When “1900: Art at the Crossroads” opens May 18, Rosenblum hopes people will begin to look at modern art in a different way.
“I think we get brainwashed with our catechisms — of going from Post-Impressionism to Fauvism to Expressionists, etc., — and if things don’t fit into the sequence, we don’t classify them, and as a result we don’t look at them. Now, as it turns out, there are countless artists you do want to look at.”
The 1900 World’s Fair, says Rosenblum, was remarkable not only for mapping out modern Paris — Hector Guimard’s Art Nouveau Metro was built for the occasion, as was the Gare d’Orsay (now the Musee d’Orsay) — but also for bringing avant-garde artists from outside of France to the attention of the French public.
“Much of the work has a tinge of modern science,” Rosenblum says. “Darwin is very much apparent, as is Freud. Freud was unknown to many of these artists, but there was such a synchrony of experience; so many artists wanted to plumb deeper.”
And yet many of the masters included in the Guggenheim exhibit — Degas, Rodin and Monet among them — were all but left out of the Paris show.
“France and England, at that time, seemed to have very stuffy juries, so the younger, more adventurous styles were excluded. But other countries were eager to promote what was new.”

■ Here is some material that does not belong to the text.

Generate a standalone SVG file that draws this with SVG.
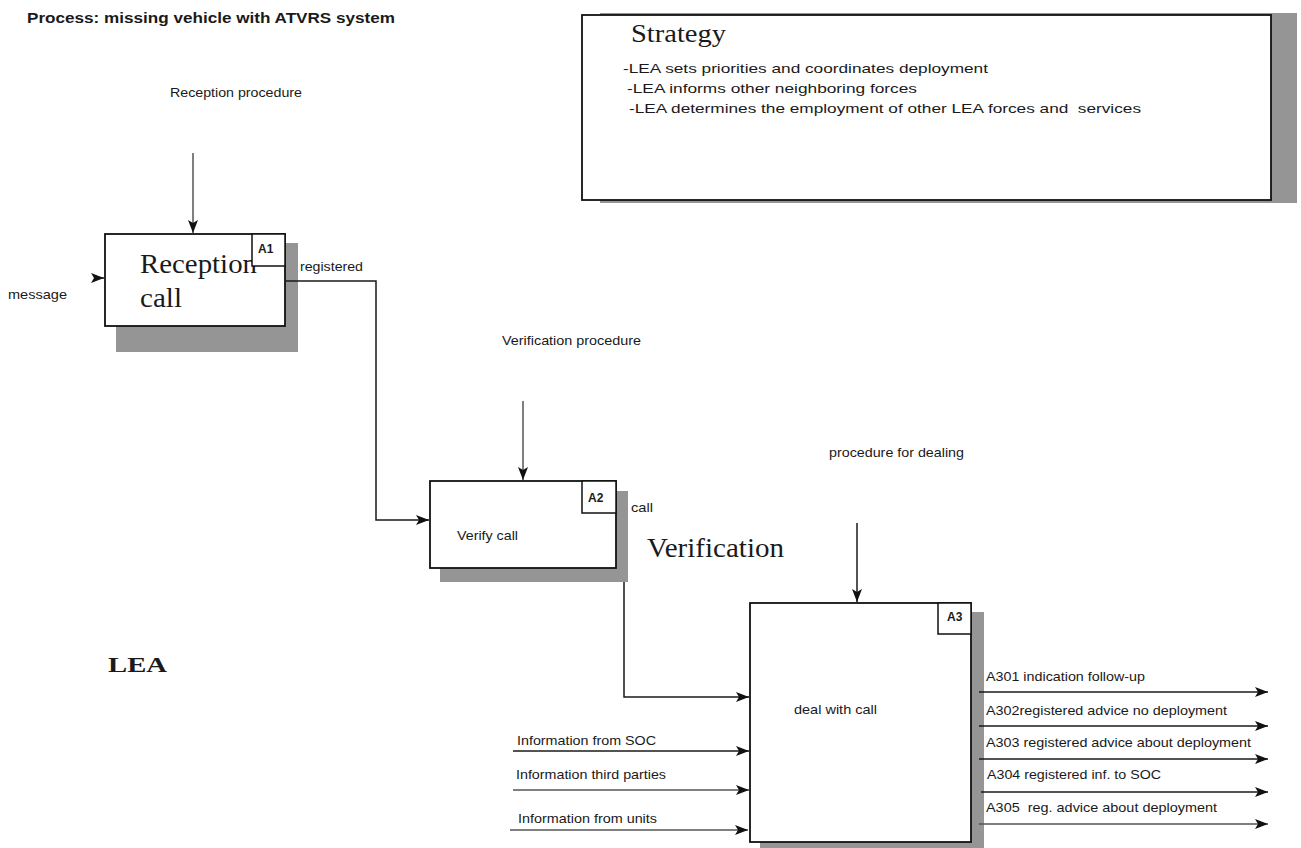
<svg xmlns="http://www.w3.org/2000/svg" width="1301" height="848" viewBox="0 0 1301 848">
<style>
.sans{font-family:"Liberation Sans",Arial,sans-serif;fill:#1a1a1a}
.s13{font-size:13px}
.serif{font-family:"Liberation Serif","Times New Roman",serif;fill:#1a1a1a}
.box{fill:#fff;stroke:#111;stroke-width:1.8}
.tag{fill:#fff;stroke:#111;stroke-width:1.5}
.shadow{fill:#959595}
.conn{fill:none;stroke:#1a1a1a;stroke-width:1.5}
.gray{stroke:#555}
.tagtxt{font-family:"Liberation Sans",Arial,sans-serif;font-size:12px;font-weight:bold;fill:#1a1a1a}
</style>
<defs>
<marker id="arr" markerUnits="userSpaceOnUse" markerWidth="15" markerHeight="11" refX="13" refY="5" orient="auto">
<path d="M0,0 L13,5 L0,10 L3,5 Z" fill="#111"/>
</marker>
</defs>
<rect width="1301" height="848" fill="#fff"/>

<text class="sans" x="27" y="23" font-size="14" font-weight="bold" textLength="368" lengthAdjust="spacingAndGlyphs">Process: missing vehicle with ATVRS system</text>
<text class="sans s13" x="170" y="97" textLength="132" lengthAdjust="spacingAndGlyphs">Reception procedure</text>
<text class="sans s13" x="502" y="345" textLength="139" lengthAdjust="spacingAndGlyphs">Verification procedure</text>
<text class="sans s13" x="829" y="457" textLength="135" lengthAdjust="spacingAndGlyphs">procedure for dealing</text>
<text class="serif" x="108" y="672" font-size="22" font-weight="bold" textLength="59" lengthAdjust="spacingAndGlyphs">LEA</text>
<text class="serif" x="647" y="557" font-size="27" textLength="137" lengthAdjust="spacingAndGlyphs">Verification</text>

<g id="strategy">
<rect class="shadow" x="600" y="13" width="697" height="190"/>
<rect class="box" x="582" y="15" width="689" height="185"/>
<text class="serif" x="631" y="42" font-size="26" textLength="95" lengthAdjust="spacingAndGlyphs">Strategy</text>
<text class="sans s13" x="623" y="73" textLength="365" lengthAdjust="spacingAndGlyphs">-LEA sets priorities and coordinates deployment</text>
<text class="sans s13" x="627" y="93" textLength="290" lengthAdjust="spacingAndGlyphs">-LEA informs other neighboring forces</text>
<text class="sans s13" x="629" y="113" textLength="512" lengthAdjust="spacingAndGlyphs" xml:space="preserve">-LEA determines the employment of other LEA forces and  services</text>
</g>

<g id="A1">
<rect class="shadow" x="116" y="243" width="182" height="109"/>
<rect class="box" x="105" y="234" width="180" height="92"/>
<text class="serif" x="140" y="273" font-size="27" textLength="117" lengthAdjust="spacingAndGlyphs">Reception</text>
<text class="serif" x="140" y="307" font-size="27" textLength="42" lengthAdjust="spacingAndGlyphs">call</text>
<rect class="tag" x="252" y="234" width="33" height="32"/>
<text class="tagtxt" x="258" y="253">A1</text>
</g>

<g id="A2">
<rect class="shadow" x="440" y="491" width="188" height="91"/>
<rect class="box" x="430" y="481" width="186" height="87"/>
<text class="sans s13" x="457" y="540" textLength="61" lengthAdjust="spacingAndGlyphs">Verify call</text>
<rect class="tag" x="582" y="481" width="34" height="32"/>
<text class="tagtxt" x="588" y="502">A2</text>
</g>

<g id="A3">
<rect class="shadow" x="760" y="612" width="224" height="236"/>
<rect class="box" x="750" y="603" width="221" height="239"/>
<text class="sans s13" x="794" y="714" textLength="83" lengthAdjust="spacingAndGlyphs">deal with call</text>
<rect class="tag" x="938" y="603" width="33" height="31"/>
<text class="tagtxt" x="947" y="621">A3</text>
</g>

<g id="connectors">
<path class="conn gray" d="M193,153 V233" marker-end="url(#arr)"/>
<path class="conn gray" d="M523,401 V480" marker-end="url(#arr)"/>
<path class="conn" d="M857,523 V602" marker-end="url(#arr)"/>
<path class="conn" d="M98,278 H104" marker-end="url(#arr)"/>
<path class="conn" d="M285,281 H376 V520 H429" marker-end="url(#arr)"/>
<path class="conn" d="M624,582 V697 H749" marker-end="url(#arr)"/>
<path class="conn" d="M513,751 H749" marker-end="url(#arr)"/>
<path class="conn gray" d="M513,790 H749" marker-end="url(#arr)"/>
<path class="conn gray" d="M510,830 H748" marker-end="url(#arr)"/>
<path class="conn" d="M979,692 H1268" marker-end="url(#arr)"/>
<path class="conn" d="M979,726 H1268" marker-end="url(#arr)"/>
<path class="conn" d="M979,759 H1268" marker-end="url(#arr)"/>
<path class="conn" d="M981,792 H1268" marker-end="url(#arr)"/>
<path class="conn gray" d="M979,824 H1268" marker-end="url(#arr)"/>
</g>

<g id="labels">
<text class="sans s13" x="8" y="299" textLength="59" lengthAdjust="spacingAndGlyphs">message</text>
<text class="sans s13" x="300" y="271" textLength="63" lengthAdjust="spacingAndGlyphs">registered</text>
<text class="sans s13" x="631" y="512" textLength="22" lengthAdjust="spacingAndGlyphs">call</text>
<text class="sans s13" x="517" y="745" textLength="139" lengthAdjust="spacingAndGlyphs">Information from SOC</text>
<text class="sans s13" x="516" y="779" textLength="150" lengthAdjust="spacingAndGlyphs">Information third parties</text>
<text class="sans s13" x="518" y="823" textLength="139" lengthAdjust="spacingAndGlyphs">Information from units</text>
<text class="sans s13" x="986" y="681" textLength="159" lengthAdjust="spacingAndGlyphs">A301 indication follow-up</text>
<text class="sans s13" x="986" y="715" textLength="241" lengthAdjust="spacingAndGlyphs">A302registered advice no deployment</text>
<text class="sans s13" x="986" y="747" textLength="265" lengthAdjust="spacingAndGlyphs">A303 registered advice about deployment</text>
<text class="sans s13" x="987" y="779" textLength="174" lengthAdjust="spacingAndGlyphs">A304 registered inf. to SOC</text>
<text class="sans s13" x="986" y="812" textLength="231" lengthAdjust="spacingAndGlyphs" xml:space="preserve">A305  reg. advice about deployment</text>
</g>
</svg>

Rosenblum, who has penned several classic works of art criticism, recalls how as a child, everything he dreamed about was enshrined on West 53rd Street, at MoMA.
“It took me a long time to get to like what they had up at the Frick collection and the Met. I had to be educated, expanded into liking pre-20th century art.”
Perhaps his desire, then, to “shuffle the deck a little,” as he puts it, should come as no surprise.
“There are a lot of terrific pictures in this exhibition that could not have been assimilated before,” Rosenblum says.
“I don’t know what the new patterns are going to be, but what I really want to do is show the material — a hundred years later — and make new spectators and art historians think of how to tell the story in a different and more truthful way.”